The answer is SELECT FOR UPDATE:
func (s *Scheduler) findNextRun(ctx context.Context) (*Run, error) {
for {
list, _ := s.runSvc.List(ctx, criteriaForUnstartedRuns)
for _, r := range list.Items {
// Pessimistic lock on this row
run, err := s.runSvc.LockRead(ctx, r.ID)
if err != nil {
return nil, err
}
// Someone else got it first
if run.Started != nil {
db.Rollback(ctx)
continue
}
// We got it — mark as started
now := time.Now()
run.Started = &now
s.runSvc.Update(ctx, run)
db.Commit(ctx)
return run, nil
}
}
}
The pattern:
- Query for unstarted runs
- Try to lock a row (
SELECT FOR UPDATE) - Check if someone else already started it (they committed before us)

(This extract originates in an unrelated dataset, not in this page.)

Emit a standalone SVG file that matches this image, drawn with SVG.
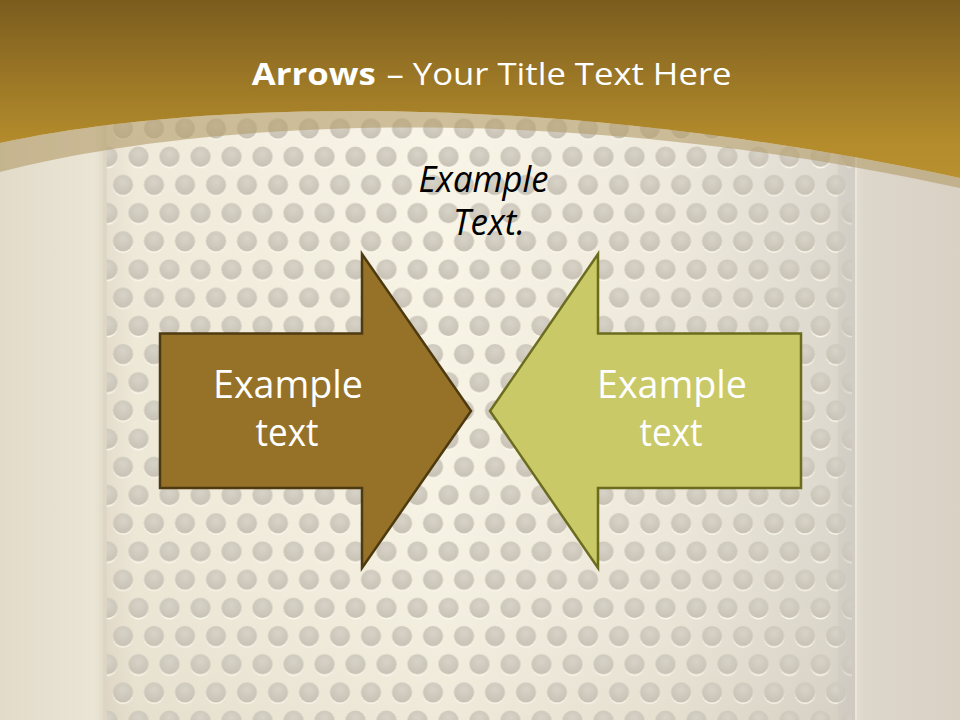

- If yes, rollback and try the next one
- If no, mark it started and commit
This is the key insight: the database is your distributed lock. No Redis, no Zookeeper, no Raft. Just SQL.
Worker execution#
Once a run is claimed, it goes into a channel:
func (s *Scheduler) executeRuns(ctx context.Context) error {
for {
run, _ := s.findNextRun(ctx)
if run == nil {
break
}
s.runChan <- run
}
return nil
}
Workers pull from the channel and execute:
func (s *Scheduler) panicSafeRunner(ctx context.Context, in <-chan *Run, done chan struct{}) error {
for {
select {
case run := <-in:
ctx = auth.NewContext(ctx, run.TenantID, run.OwnerID)
fn := s.jobs[run.JobName]
if err := fn(ctx, run); err != nil {
// Rollback, clear Started, let another worker retry
db.Rollback(ctx)
run.Started = nil
s.runSvc.Update(ctx, run)
db.Commit(ctx)
return err
}
now := time.Now()
run.Ended = &now
s.runSvc.Update(ctx, run)
db.Commit(ctx)
s.resetJob(ctx, run.JobID)
case <-done:
return nil
}
}
}
Note the tenant context: each run executes in the context of its tenant, so the job function doesn’t need to worry about multi-tenancy.
Keeping the two layers in sync#
Remember the two synchronization layers? Here’s where they meet—and where things can go wrong if you’re not careful.
The key rule: a run should only enter the channel after the database claim is committed. Look at how findNextRun and executeRuns work together:
// findNextRun: claim via DB lock, commit, THEN return
run, _ := s.runSvc.LockRead(ctx, r.ID) // SELECT FOR UPDATE
run.Started = &now
s.runSvc.Update(ctx, run)
db.Commit(ctx) // commit FIRST
return run, nil // then return
// executeRuns: push to channel only AFTER findNextRun committed
run, _ := s.findNextRun(ctx) // already committed
s.runChan <- run // safe to push now
The order matters. If you pushed to the channel before committing, another server could claim the same run before your commit goes through—and now two workers are executing the same job.
By committing first, we guarantee that by the time a run enters the channel, no other server can claim it. And if the server crashes between commit and channel push? The run has Started set but no Ended—it will be picked up on restart.
Fault tolerance#
What happens if a server crashes mid-execution?
On restart, the scheduler picks up where it left off:
for {
// Handle potentially remaining runs (if server stopped abruptly)
s.executeRuns(ctx)
// Then continue normal scheduling
s.panicSafeStart(ctx)
}
Runs that were created but never completed (or started but never finished) are still in the database with Ended = nil. They’ll be picked up and retried.
Simplicity wins#
For a small-to-medium multi-tenant SaaS running on a handful of servers, you don’t always need Kafka. You don’t always need Redis. Sometimes your database—the thing you already have, already operate, already monitor—is enough.
The key is using SELECT FOR UPDATE as a distributed lock. It’s not as scalable as a dedicated message broker, but it’s dramatically simpler. And for many applications, simplicity wins.